- Task instructions: Omit every picture and return the rest of the data unaltered.

- Material provided:
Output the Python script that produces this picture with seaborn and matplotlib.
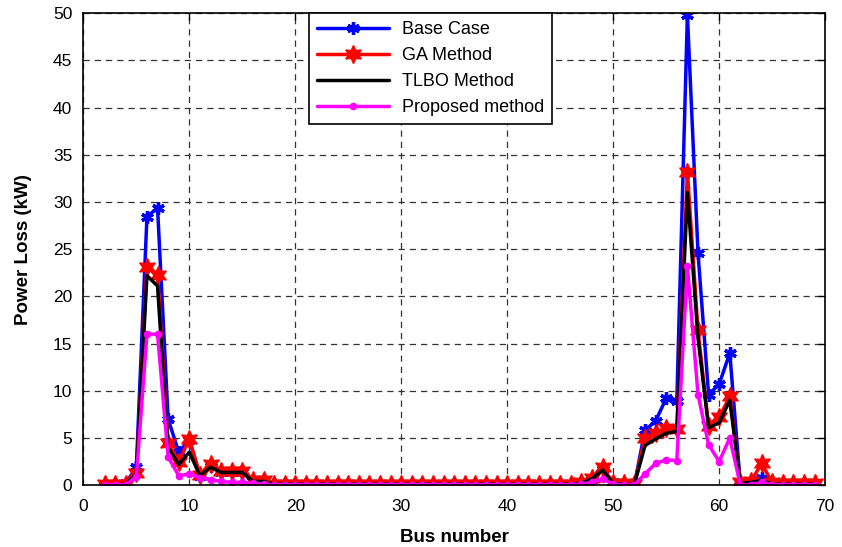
import numpy as np
import pandas as pd
import matplotlib
matplotlib.use("Agg")
import matplotlib.pyplot as plt
import seaborn as sns

buses = list(range(2, 70))
mid = [0.1] * 28  # buses 18-45

base_case = ([0.05, 0.1, 0.2, 1.9, 28.4, 29.4, 7.0, 3.5, 4.8, 1.0, 2.0, 1.4, 1.4, 1.4, 0.4, 0.5]
             + mid
             + [0.1, 0.2, 0.7, 1.7, 0.3, 0.1, 0.1, 5.8, 6.8, 9.2, 8.9, 49.8, 24.6, 9.6, 10.7, 14.0,
                0.05, 0.1, 0.8, 0.1, 0.1, 0.1, 0.1, 0.1])
ga_method = ([0.1, 0.1, 0.1, 1.3, 23.1, 22.3, 4.5, 2.5, 4.9, 1.1, 2.2, 1.5, 1.5, 1.5, 0.5, 0.5]
             + [0.15] * 28
             + [0.1, 0.3, 0.8, 1.9, 0.2, 0.2, 0.1, 5.0, 5.5, 6.1, 6.0, 33.2, 16.4, 6.3, 7.2, 9.4,
                0.3, 0.4, 2.3, 0.3, 0.2, 0.2, 0.2, 0.2])
tlbo_method = ([0.05, 0.05, 0.1, 1.2, 22.2, 21.1, 4.0, 2.2, 3.5, 1.0, 1.9, 1.35, 1.35, 1.35, 0.4, 0.4]
               + mid
               + [0.1, 0.2, 0.7, 1.6, 0.2, 0.1, 0.1, 4.2, 4.9, 5.5, 5.7, 31.0, 15.6, 6.1, 6.6, 9.0,
                  0.2, 0.3, 0.5, 0.1, 0.1, 0.1, 0.1, 0.1])
proposed = ([0.05, 0.05, 0.05, 0.9, 16.0, 16.0, 3.0, 1.0, 1.2, 0.8, 0.6, 0.4, 0.3, 0.3, 0.2, 0.1]
            + [0.05] * 28
            + [0.05, 0.1, 0.3, 0.7, 0.1, 0.05, 0.05, 1.2, 2.3, 2.7, 2.6, 23.2, 9.6, 4.3, 2.5, 5.0,
               0.0, 0.05, 0.3, 0.05, 0.05, 0.05, 0.05, 0.05])

series_names = ["Base Case", "GA Method", "TLBO Method", "Proposed method"]
series_values = [base_case, ga_method, tlbo_method, proposed]

sns.set_style("white")
plt.rcParams['font.family'] = ['Liberation Sans', 'DejaVu Sans']
plt.rcParams['text.color'] = 'black'
plt.rcParams['axes.labelcolor'] = 'black'
plt.rcParams['xtick.color'] = 'black'
plt.rcParams['ytick.color'] = 'black'

fig = plt.figure(figsize=(8.42, 5.47), dpi=100)
ax = fig.add_axes([0.099, 0.113, 0.881, 0.863])

styles = {
    "Base Case": dict(color="#0000ff", marker=(6, 2, 0), markersize=9, markeredgewidth=2.4,
                      markeredgecolor="#0000ff"),
    "GA Method": dict(color="#ff0000", marker=(6, 1, 0), markersize=13, markeredgewidth=1.0,
                      markeredgecolor="#ff0000", markerfacecolor="#ff0000"),
    "TLBO Method": dict(color="black", marker=None),
    "Proposed method": dict(color="#ff00ff", marker="o", markersize=5.5, markeredgewidth=0,
                            markerfacecolor="#ff00ff"),
}

for name, vals in zip(series_names, series_values):
    df = pd.DataFrame({"bus": buses, "loss": vals})
    sns.lineplot(data=df, x="bus", y="loss", ax=ax, label=name, linewidth=2.5,
                 estimator=None, **styles[name])

ax.set_xlim(0, 70)
ax.set_ylim(0, 50)
ax.set_xticks(range(0, 71, 10))
ax.set_yticks(range(0, 51, 5))
ax.grid(True, color="#333333", linestyle=(0, (5, 4)), linewidth=0.9)
for s in ax.spines.values():
    s.set_color("black")
    s.set_linewidth(1.2)
ax.tick_params(direction="in", top=True, right=True, length=5, width=1,
               labelsize=12.5, colors="black", labelcolor="black")
ax.tick_params(axis="x", pad=10)
ax.tick_params(axis="y", pad=8)
ax.set_xlabel("Bus number", fontsize=13.5, fontweight="bold", labelpad=11, color="black")
ax.set_ylabel("Power Loss (kW)", fontsize=13.5, fontweight="bold", labelpad=15, color="black")

leg = ax.legend(loc="upper left", bbox_to_anchor=(0.304, 1.0), fontsize=13,
                frameon=True, fancybox=False, handlelength=4.0, borderpad=0.45,
                labelspacing=0.5, handletextpad=0.7, borderaxespad=0)
leg.get_frame().set_edgecolor("black")
leg.get_frame().set_linewidth(1.2)
leg.get_frame().set_alpha(1)
for t in leg.get_texts():
    t.set_color("black")

fig.savefig("out.png", dpi=100)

- Output of the task:
Output the Python script that produces this picture with seaborn and matplotlib.
import numpy as np
import pandas as pd
import matplotlib
matplotlib.use("Agg")
import matplotlib.pyplot as plt
import seaborn as sns

buses = list(range(2, 70))
mid = [0.1] * 28  # buses 18-45

base_case = ([0.05, 0.1, 0.2, 1.9, 28.4, 29.4, 7.0, 3.5, 4.8, 1.0, 2.0, 1.4, 1.4, 1.4, 0.4, 0.5]
             + mid
             + [0.1, 0.2, 0.7, 1.7, 0.3, 0.1, 0.1, 5.8, 6.8, 9.2, 8.9, 49.8, 24.6, 9.6, 10.7, 14.0,
                0.05, 0.1, 0.8, 0.1, 0.1, 0.1, 0.1, 0.1])
ga_method = ([0.1, 0.1, 0.1, 1.3, 23.1, 22.3, 4.5, 2.5, 4.9, 1.1, 2.2, 1.5, 1.5, 1.5, 0.5, 0.5]
             + [0.15] * 28
             + [0.1, 0.3, 0.8, 1.9, 0.2, 0.2, 0.1, 5.0, 5.5, 6.1, 6.0, 33.2, 16.4, 6.3, 7.2, 9.4,
                0.3, 0.4, 2.3, 0.3, 0.2, 0.2, 0.2, 0.2])
tlbo_method = ([0.05, 0.05, 0.1, 1.2, 22.2, 21.1, 4.0, 2.2, 3.5, 1.0, 1.9, 1.35, 1.35, 1.35, 0.4, 0.4]
               + mid
               + [0.1, 0.2, 0.7, 1.6, 0.2, 0.1, 0.1, 4.2, 4.9, 5.5, 5.7, 31.0, 15.6, 6.1, 6.6, 9.0,
                  0.2, 0.3, 0.5, 0.1, 0.1, 0.1, 0.1, 0.1])
proposed = ([0.05, 0.05, 0.05, 0.9, 16.0, 16.0, 3.0, 1.0, 1.2, 0.8, 0.6, 0.4, 0.3, 0.3, 0.2, 0.1]
            + [0.05] * 28
            + [0.05, 0.1, 0.3, 0.7, 0.1, 0.05, 0.05, 1.2, 2.3, 2.7, 2.6, 23.2, 9.6, 4.3, 2.5, 5.0,
               0.0, 0.05, 0.3, 0.05, 0.05, 0.05, 0.05, 0.05])

series_names = ["Base Case", "GA Method", "TLBO Method", "Proposed method"]
series_values = [base_case, ga_method, tlbo_method, proposed]

sns.set_style("white")
plt.rcParams['font.family'] = ['Liberation Sans', 'DejaVu Sans']
plt.rcParams['text.color'] = 'black'
plt.rcParams['axes.labelcolor'] = 'black'
plt.rcParams['xtick.color'] = 'black'
plt.rcParams['ytick.color'] = 'black'

fig = plt.figure(figsize=(8.42, 5.47), dpi=100)
ax = fig.add_axes([0.099, 0.113, 0.881, 0.863])

styles = {
    "Base Case": dict(color="#0000ff", marker=(6, 2, 0), markersize=9, markeredgewidth=2.4,
                      markeredgecolor="#0000ff"),
    "GA Method": dict(color="#ff0000", marker=(6, 1, 0), markersize=13, markeredgewidth=1.0,
                      markeredgecolor="#ff0000", markerfacecolor="#ff0000"),
    "TLBO Method": dict(color="black", marker=None),
    "Proposed method": dict(color="#ff00ff", marker="o", markersize=5.5, markeredgewidth=0,
                            markerfacecolor="#ff00ff"),
}

for name, vals in zip(series_names, series_values):
    df = pd.DataFrame({"bus": buses, "loss": vals})
    sns.lineplot(data=df, x="bus", y="loss", ax=ax, label=name, linewidth=2.5,
                 estimator=None, **styles[name])

ax.set_xlim(0, 70)
ax.set_ylim(0, 50)
ax.set_xticks(range(0, 71, 10))
ax.set_yticks(range(0, 51, 5))
ax.grid(True, color="#333333", linestyle=(0, (5, 4)), linewidth=0.9)
for s in ax.spines.values():
    s.set_color("black")
    s.set_linewidth(1.2)
ax.tick_params(direction="in", top=True, right=True, length=5, width=1,
               labelsize=12.5, colors="black", labelcolor="black")
ax.tick_params(axis="x", pad=10)
ax.tick_params(axis="y", pad=8)
ax.set_xlabel("Bus number", fontsize=13.5, fontweight="bold", labelpad=11, color="black")
ax.set_ylabel("Power Loss (kW)", fontsize=13.5, fontweight="bold", labelpad=15, color="black")

leg = ax.legend(loc="upper left", bbox_to_anchor=(0.304, 1.0), fontsize=13,
                frameon=True, fancybox=False, handlelength=4.0, borderpad=0.45,
                labelspacing=0.5, handletextpad=0.7, borderaxespad=0)
leg.get_frame().set_edgecolor("black")
leg.get_frame().set_linewidth(1.2)
leg.get_frame().set_alpha(1)
for t in leg.get_texts():
    t.set_color("black")

fig.savefig("out.png", dpi=100)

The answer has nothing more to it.